Bitte unterscheiden Sie wie bisher streng zwischen der gesetzlichen Sachmängelhaftung („Gewährleistung“) des Verkäufers und der frei zu vereinbaren, zusätzlichen (Hersteller-)Garantie. Die „Gewährleistung“ trifft den Warenverkäufer entsprechend den gleichgebliebenen gesetzlichen Vorschriften, die „Gewährleistungsfrist“ (besser: Verjährungsfrist) für die Geltendmachung der Mängelrechte des Kunden beträgt weiterhin regelmäßig 2 Jahre. Die Garantie, z.B. „3 Jahre Garantie“ (statt der nur 2 Jahre „Gewährleistung“), trifft dagegen ausschließlich den Garantiegeber, der sie vereinbart hat. Welche Ansprüche der Kunde gegen den Garantiegeber hat (z.B. Lieferung einer neuen, mangelfreien Ware oder Reparatur) und wie lange diese Garantie gilt, regeln die Garantiebedingungen, die sich auf der Garantiekarte des Garantiegebers befinden müssen. Wie eine solche Garantieerklärung gegenüber dem Verbraucher auszusehen hat, dass sie dem Verbraucher „auf einem dauerhaften Datenträger“, also der Garantiekarte, zur Verfügung zu stellen ist, steht nun lediglich ausführlicher, aber keineswegs neu im Gesetz.

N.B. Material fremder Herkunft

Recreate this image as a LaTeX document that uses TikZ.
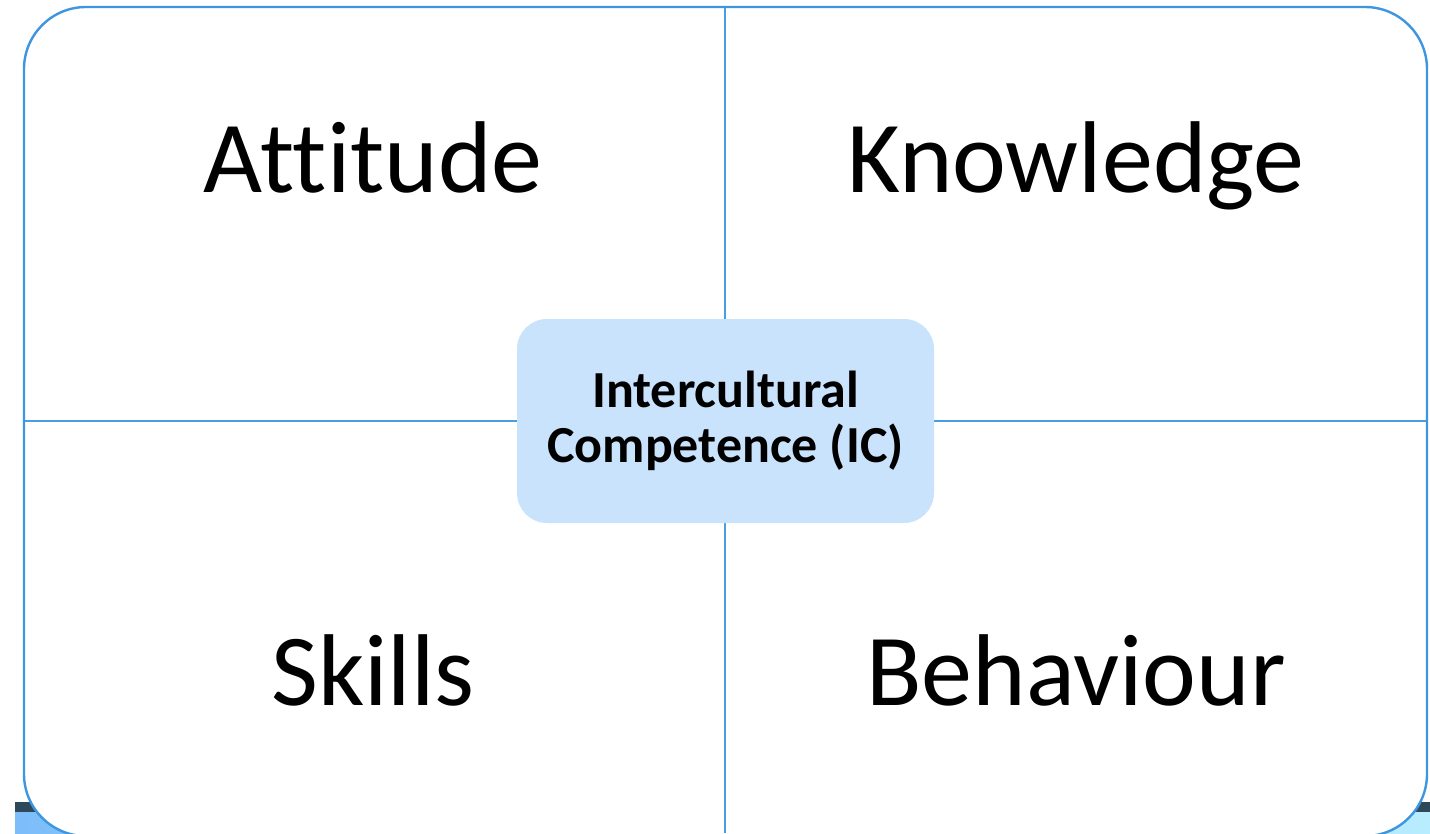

Wirklich neu im Gesetz ist die neue Warenkategorie von Waren mit digitalen Elementen (neben den neuen Verträgen über digitale Produkte). Dieser neue Warentyp umfasst solche Waren, die ohne das integrierte digitale Produkt (Software) gar nicht funktionstüchtig sind. Das sind vor allem Smartphones, Smartwatches, Tablets etc. Für diese Waren mit digitalen Elementen, die ab 01.01.2022 verkauft werden, ist nun eine Aktualisierungspflicht vorgeschrieben, wenn solche Aktualisierungen der Software für den Erhalt der Funktionsmäßigkeit der Ware notwendig sind und von den Verbrauchern deshalb für diese Ware erwartet werden: Die Ware mit digitalen Elementen darf nicht deshalb in kurzer Zeit nach der Übergabe, keinesfalls vor Ablauf der 2-jährigen Gewährleistungsfrist, unbrauchbar werden oder ihre Funktionsfähigkeit einbüßen, weil dem Kunden keine Software-Updates bereitgestellt werden. Deshalb wird die Ware mit digitalen Elementen auch mangelhaft, wenn dem Verbraucher vom Verkäufer während der üblichen und zu erwartenden Nutzungsdauer der jeweiligen Ware (“life-circle“ der Ware?) keine notwendigen Aktualisierungen „bereitgestellt“ werden oder er nicht über diese Aktualisierungen informiert worden ist. Umgekehrt haftet der Verkäufer nicht für solche Sachmängel, die allein darauf zurückzuführen sind, dass der Verbraucher die bereitgestellte Aktualisierung unterlassen hat, obwohl er über diese Aktualisierung und diese Rechtsfolge vom Verkäufer informiert worden ist. Hier liegen die Probleme der Neuregelung: Ob/wann und ggf. wie lange solche Updates bei der jeweiligen Ware notwendig sind und objektiv erwartet werden können, ist ungeklärt und wird vom Einzelfall bzw. der Ware abhängen.

Es versteht sich von selbst, dass solche Updates sowie die Installationsanweisungen und Informationen dazu eigentlich vom Hersteller kommen müssen. Trotzdem sieht das Gesetz die Aktualisierungs- und Informationspflicht nur im Verhältnis zwischen dem zu schützenden Verbraucher und dem „Unternehmer“, der die Ware mit digitalen Elementen an den Verbraucher verkauft, vor. Der Gesetzgeber hat schlicht vergessen, diese Aktualisierungspflicht in der Lieferkette bis zum Hersteller weiterzugeben. Vielleicht geht man in Brüssel und Berlin davon aus, dass die Hersteller solche Updates von sich aus den Händlern verbindlich anbieten werden, weil ihnen sonst die Händler solche Waren mit digitalen Elementen ohne Updates nicht mehr abnehmen werden, der Markt dies letztlich selbst regeln werde.